The house is in shambles and my brain is in shambles and life feels like it's in shambles sometimes but it's time to take a deep breath, focus and clean it all up.

But there are some good things. Hopeful things. Things that make me happy when I wake up in the morning and make me believe everything works out in the end.

When life comes at you hard and things change, isn't it funny how many Ann Landers-esque folks crawl out of the woodwork to tell you just exactly what you need to do, or should do, or what you should eat/listen to/watch/do/drink/join.

B'ys.

The road to hell is paved with good intentions, I know, but knock off.

#unsolicitedadvice

Know what grinds my gears? "Self care."

Whatever self care is, if we could bottle it we'd cure the Israel-Palestine conflict, apparently.

Self care.

"You need to take time for yourself! Get a mani-pedi! Take a bath! Go get yo' hurrrrr did and be fierce!"

Well, guess what, Susan, those of us who don't get mani-pedis on the reg, and shower quickly and shave our legs while we're eating breakfast halfway in and halfway out of the shower if we eat breakfast at all, do not generally do it because we choose to not take care of ourselves.

I take care of myself.

I run hard, train hard, beat the crap out of myself at hockey and eat generally well. I also drink a lot of wine and eat dip in the shed.

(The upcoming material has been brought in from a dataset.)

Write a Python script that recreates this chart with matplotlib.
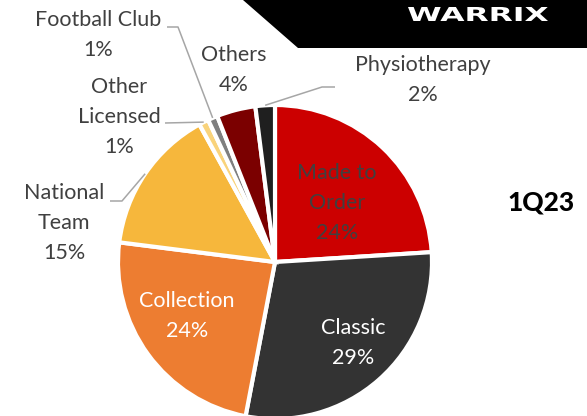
import matplotlib
matplotlib.use("Agg")
import matplotlib.pyplot as plt
import numpy as np
from matplotlib.textpath import TextPath
from matplotlib.patches import PathPatch, Polygon
from matplotlib.font_manager import FontProperties
from matplotlib.transforms import Affine2D

# data
categories = ["Made to\nOrder", "Classic", "Collection", "National\nTeam",
              "Other\nLicensed", "Football Club", "Others", "Physiotherapy"]
shares = [24, 29, 24, 15, 1, 1, 4, 2]
colors = ["#CC0000", "#333333", "#ED7D31", "#F6B73C",
          "#F9D37B", "#7F7F7F", "#7B0000", "#1F1F1F"]
period = "1Q23"
brand = "WARRIX"

W, H = 587, 416
TXT = "#404040"
LINE = "#A6A6A6"
FONT = "Lato"

fig = plt.figure(figsize=(W / 100, H / 100), dpi=100)
ax = fig.add_axes([0, 0, 1, 1])


def py(y):
    # pixel row (from top) -> data y
    return H - y


cx, cy, R = 275, py(262), 157
wedges, _ = ax.pie(shares, colors=colors, startangle=90, counterclock=False,
                   center=(cx, cy), radius=R,
                   wedgeprops=dict(edgecolor="white", linewidth=3))
ax.set_xlim(0, W)
ax.set_ylim(0, H)
ax.set_aspect("equal")
ax.axis("off")

# label placement: (x, y of first line centre, colour)
label_pos = {
    0: (337, 173, TXT),
    1: (353, 328, "white"),
    2: (187, 301, "white"),
    3: (64, 193, TXT),
    4: (119, 87, TXT),
    5: (98, 20, TXT),
    6: (234, 55, TXT),
    7: (423, 65, TXT),
}
for i, (x, y, c) in label_pos.items():
    lines = categories[i].split("\n") + [f"{shares[i]}%"]
    for k, s in enumerate(lines):
        ax.text(x, py(y + 30 * k), s, ha="center", va="center",
                fontsize=15.5, color=c, family=FONT)

# leader lines: start point of the label-side segment, elbow
leaders = {
    3: [(110, 201), (122, 201)],
    4: [(165, 123)],
    5: [(167, 27), (178, 27)],
    7: [(335, 87), (322, 87)],
}
for i, pts in leaders.items():
    w = wedges[i]
    mid = np.deg2rad((w.theta1 + w.theta2) / 2)
    ex, ey = cx + R * np.cos(mid), cy + R * np.sin(mid)
    xs = [p[0] for p in pts] + [ex]
    ys = [py(p[1]) for p in pts] + [ey]
    ax.plot(xs, ys, color=LINE, lw=1.1, solid_capstyle="butt")

# black brand banner, top right
ax.add_patch(Polygon([(243, py(0)), (298, py(48)), (W, py(48)), (W, py(0))],
                     closed=True, color="black", lw=0, zorder=5))
tp = TextPath((0, 0), brand, size=10,
              prop=FontProperties(family="DejaVu Sans", weight="bold"))
bb = tp.get_extents()
tr = (Affine2D().translate(-bb.x0, -bb.y0)
      .scale(140 / bb.width, 14 / bb.height)
      .translate(408, py(21)))
ax.add_patch(PathPatch(tr.transform_path(tp), color="white", lw=0, zorder=6))

ax.text(541, py(203), period, ha="center", va="center", fontsize=19,
        fontweight=900, color="black", family=FONT)

fig.savefig("out.png", dpi=100)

Shit depends on us and, quite honestly, having a $75 set of gel nails won't make me feel like I have my shit together.

And I am fierce. And I get my hurr did. Every 8 weeks and my roots are out right now. It doesn't bother me.

So, please, do not suggest that, for some reason, the fact that things are a little upside down means any of us do not take care of ourselves. The concept of "self care" is subjective and what makes you feel good is not necessarily what care means to the rest of us.

And nails are a stupid waste of money anyway.